Going Behind The Fence – Year Four

It’s my fourth year volunteering with Truth Be Told and my third year facilitating Pay It Forward, the monthly ongoing class at the Lane Murray Unit. Every time I go up, I ask myself: Does it still matter? Do I still feel energized? Do I love it? The answer is Yes. Yes. Yes.

This month, we talked about where we would like to travel and played hilarious games that made us laugh and laugh. Some women are in the parole review process; some women have been denied parole again; Some women won’t see parole for another twenty years. I know that in the scheme of things, this class is pretty insignificant but the persistence of going, of connecting, of loving and serving these women matters the world to me. (March)

Last night our leader asked, “Who are you listening to?” Many of the women said, “God. Because God asks me to look forward and Satan tells me to look back at my mistakes.” Then one woman said, “I try to listen to God but I can’t find God after I hang up the phone with my grandson or when they’re gone after a visit and I can’t hug them any more. It’s empty. I don’t feel God. I feel empty. I hear my Grandma though. I hear her telling me to fake it til I make it.” (May)

Last night was the last class of Session Five. The warden said yes to our bringing cupcakes and soda for a little graduation celebration. I sprang for the gorgeous cupcakes at Central Market. The ones with strawberries and blueberries and swirls of buttercream. One woman squealed, “Pretty Food.” Another said, “Strawberries. That’s all I’m gonna say: Strawberries.” (June)
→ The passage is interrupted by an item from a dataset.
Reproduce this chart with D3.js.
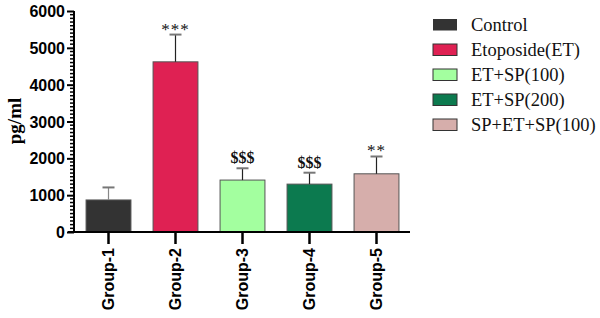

Last night, the leader asked all of us this question: what has been your greatest adventure? I heard stories about hitch hiking from Ohio to Montana, entertaining little ones through a blackout, downhill skiing with a fear of heights, ghosts visiting in dreams, a wild canoe trip from San Marcos to Martindale. As I drove home, I was smiling. These women are so much more than their crimes. (November)

Year Four behind the fence ends. Some days, I think, Oh Lindsey, you are a just a do-gooder white woman. What you are doing doesn’t matter. Maybe. Maybe not. And then I think, “I am not here to be friends or to feel good about myself. I go because I believe in the power of human connection and my presence and commitment will make a difference. Some day.”